La crise sanitaire de 2020 a entraîné un très important dépassement des dépenses entrant dans le champ de l’ONDAM, dont la croissance s’est élevée à 9,5 % en exécution. L’ONDAM pour 2021 a été construit en supposant que la pandémie prendrait fin et que les dépenses exceptionnelles afférentes pourraient être supprimées, mais la poursuite de la crise sanitaire a entraîné de nouveau un fort dépassement de l’objectif. Bien que les conditions sanitaires se soient nettement améliorées en 2022, le dépassement de l’objectif est resté important, seulement pour un cinquième en raison de la reprise de l’inflation.

Source : Haut conseil de l’assurance maladie jusqu’à 2012 et commission des comptes de la sécurité sociale depuis 2012 ; FIPECO.

D) Les limites de l’ONDAM

Du strict point de vue des finances publiques, le respect de l’ONDAM est insuffisant car il peut s’accompagner d’un déficit et d’un endettement des hôpitaux qui contribuent au déficit et à la dette publics.
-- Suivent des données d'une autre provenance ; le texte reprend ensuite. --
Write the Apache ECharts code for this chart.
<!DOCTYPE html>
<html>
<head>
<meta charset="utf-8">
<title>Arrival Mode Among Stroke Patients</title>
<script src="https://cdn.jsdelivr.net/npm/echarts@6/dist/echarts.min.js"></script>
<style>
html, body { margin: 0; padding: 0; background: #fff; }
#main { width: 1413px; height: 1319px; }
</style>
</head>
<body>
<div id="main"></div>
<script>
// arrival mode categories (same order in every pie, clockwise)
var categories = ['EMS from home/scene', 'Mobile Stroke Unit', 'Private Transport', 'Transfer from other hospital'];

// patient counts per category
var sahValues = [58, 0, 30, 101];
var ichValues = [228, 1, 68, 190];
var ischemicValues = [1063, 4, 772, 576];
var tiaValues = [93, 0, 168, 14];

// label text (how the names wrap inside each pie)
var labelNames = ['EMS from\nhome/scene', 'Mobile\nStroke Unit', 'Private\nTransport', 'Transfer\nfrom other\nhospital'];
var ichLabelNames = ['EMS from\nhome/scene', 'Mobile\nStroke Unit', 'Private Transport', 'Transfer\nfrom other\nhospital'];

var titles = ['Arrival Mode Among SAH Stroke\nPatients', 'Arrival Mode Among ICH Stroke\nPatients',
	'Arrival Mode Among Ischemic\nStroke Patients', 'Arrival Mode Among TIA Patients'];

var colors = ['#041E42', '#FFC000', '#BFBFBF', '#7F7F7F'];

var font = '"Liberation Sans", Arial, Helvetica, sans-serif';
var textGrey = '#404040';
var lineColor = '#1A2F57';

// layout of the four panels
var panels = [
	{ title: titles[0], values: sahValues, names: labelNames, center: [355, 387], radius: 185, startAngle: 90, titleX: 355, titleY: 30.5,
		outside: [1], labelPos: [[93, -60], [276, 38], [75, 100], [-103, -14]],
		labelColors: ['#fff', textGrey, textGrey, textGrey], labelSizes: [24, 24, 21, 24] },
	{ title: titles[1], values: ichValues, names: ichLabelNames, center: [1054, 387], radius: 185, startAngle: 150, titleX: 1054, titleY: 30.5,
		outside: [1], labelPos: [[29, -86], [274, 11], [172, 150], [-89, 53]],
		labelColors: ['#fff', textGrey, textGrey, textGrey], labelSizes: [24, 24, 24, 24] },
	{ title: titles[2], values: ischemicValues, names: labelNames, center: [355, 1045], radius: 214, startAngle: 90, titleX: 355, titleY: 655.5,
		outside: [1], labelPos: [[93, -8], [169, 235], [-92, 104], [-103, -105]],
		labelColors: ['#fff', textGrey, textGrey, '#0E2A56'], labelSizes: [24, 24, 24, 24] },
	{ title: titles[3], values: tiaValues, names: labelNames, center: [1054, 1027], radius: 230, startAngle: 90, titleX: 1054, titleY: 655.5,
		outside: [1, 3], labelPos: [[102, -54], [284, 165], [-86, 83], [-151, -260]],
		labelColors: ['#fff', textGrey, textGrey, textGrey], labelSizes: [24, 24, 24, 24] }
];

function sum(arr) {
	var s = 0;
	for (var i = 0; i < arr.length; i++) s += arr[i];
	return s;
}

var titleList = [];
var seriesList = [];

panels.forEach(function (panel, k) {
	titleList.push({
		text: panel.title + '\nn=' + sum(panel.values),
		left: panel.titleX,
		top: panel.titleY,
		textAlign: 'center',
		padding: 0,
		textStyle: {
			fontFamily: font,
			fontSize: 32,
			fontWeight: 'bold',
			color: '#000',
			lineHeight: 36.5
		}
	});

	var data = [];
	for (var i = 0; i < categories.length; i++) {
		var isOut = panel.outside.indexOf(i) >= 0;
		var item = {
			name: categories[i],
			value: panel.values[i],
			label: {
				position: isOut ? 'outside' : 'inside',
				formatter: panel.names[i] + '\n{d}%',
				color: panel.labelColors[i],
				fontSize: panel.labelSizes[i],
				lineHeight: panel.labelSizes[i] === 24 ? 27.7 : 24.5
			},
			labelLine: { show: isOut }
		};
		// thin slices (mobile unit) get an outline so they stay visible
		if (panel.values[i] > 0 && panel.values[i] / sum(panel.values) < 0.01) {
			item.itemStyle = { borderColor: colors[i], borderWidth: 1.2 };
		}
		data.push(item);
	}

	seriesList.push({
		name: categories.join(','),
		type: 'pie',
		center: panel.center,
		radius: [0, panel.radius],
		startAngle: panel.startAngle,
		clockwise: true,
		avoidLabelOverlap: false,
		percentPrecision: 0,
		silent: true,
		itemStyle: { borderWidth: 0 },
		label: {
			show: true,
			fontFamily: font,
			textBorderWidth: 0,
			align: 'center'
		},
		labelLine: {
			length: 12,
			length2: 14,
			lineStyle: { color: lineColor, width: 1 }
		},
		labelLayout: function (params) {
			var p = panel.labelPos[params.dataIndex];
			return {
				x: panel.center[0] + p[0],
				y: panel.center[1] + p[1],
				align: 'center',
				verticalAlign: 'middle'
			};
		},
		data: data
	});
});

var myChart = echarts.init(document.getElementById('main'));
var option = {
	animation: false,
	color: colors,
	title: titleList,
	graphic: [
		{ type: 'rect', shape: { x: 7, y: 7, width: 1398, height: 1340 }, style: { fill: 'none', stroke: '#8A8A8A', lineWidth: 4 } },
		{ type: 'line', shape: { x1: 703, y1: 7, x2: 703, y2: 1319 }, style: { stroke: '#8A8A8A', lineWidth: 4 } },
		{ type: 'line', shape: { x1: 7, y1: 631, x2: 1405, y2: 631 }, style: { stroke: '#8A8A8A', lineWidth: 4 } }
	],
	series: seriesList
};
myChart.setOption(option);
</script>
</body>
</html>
En effet, si la régulation en cours d’exercice des dotations de l’assurance maladie aux établissements publics de santé peut permettre de respecter l’ONDAM, les dépenses de ces établissements peuvent s’avérer supérieures au montant retenu au moment de la construction de l’ONDAM. Le cas échéant, le résultat comptable des établissements de santé est plus dégradé que prévu et leur recours à l’emprunt plus important. Or ces établissements sont des administrations publiques au sens de la comptabilité nationale, leurs dépenses sont des dépenses publiques, leur résultat comptable contribue, s’il est négatif, au déficit public et leurs emprunts concourent à accroître la dette publique.

La construction de l’ONDAM et son pilotage infra-annuel sont toutefois surtout critiqués parce qu’ils procèdent d’une approche de court terme qui ne tient pas compte des besoins de la population et des réformes structurelles permettant d’améliorer à long terme l’efficacité du système de santé. Le tendanciel repose trop largement sur une prolongation des dépenses passées, elles-mêmes contraintes par des économies dont la justification n’est pas toujours suffisante.

Un rapport de 2021 du Haut Conseil pour l’avenir de l’assurance maladie décrit plus précisément les méthodes employées, en montre les faiblesses et présente des pistes de réforme en insistant sur l’utilité d’une trajectoire pluriannuelle des activités et ressources visant des objectifs de santé.

 

[1] Qui peut conduire à réviser l’objectif fixé dans la LFSS pour N-1.

[2] Il faut parfois y ajouter l’impact d’un changement du périmètre de l’ONDAM.

[3] Les mesures nouvelles relevant d’autres politiques publiques, notamment la politique salariale dans la fonction publique, sont prises en compte dans le tendanciel. La croissance tendancielle des dépenses hospitalières dépend ainsi des mesures salariales prévues.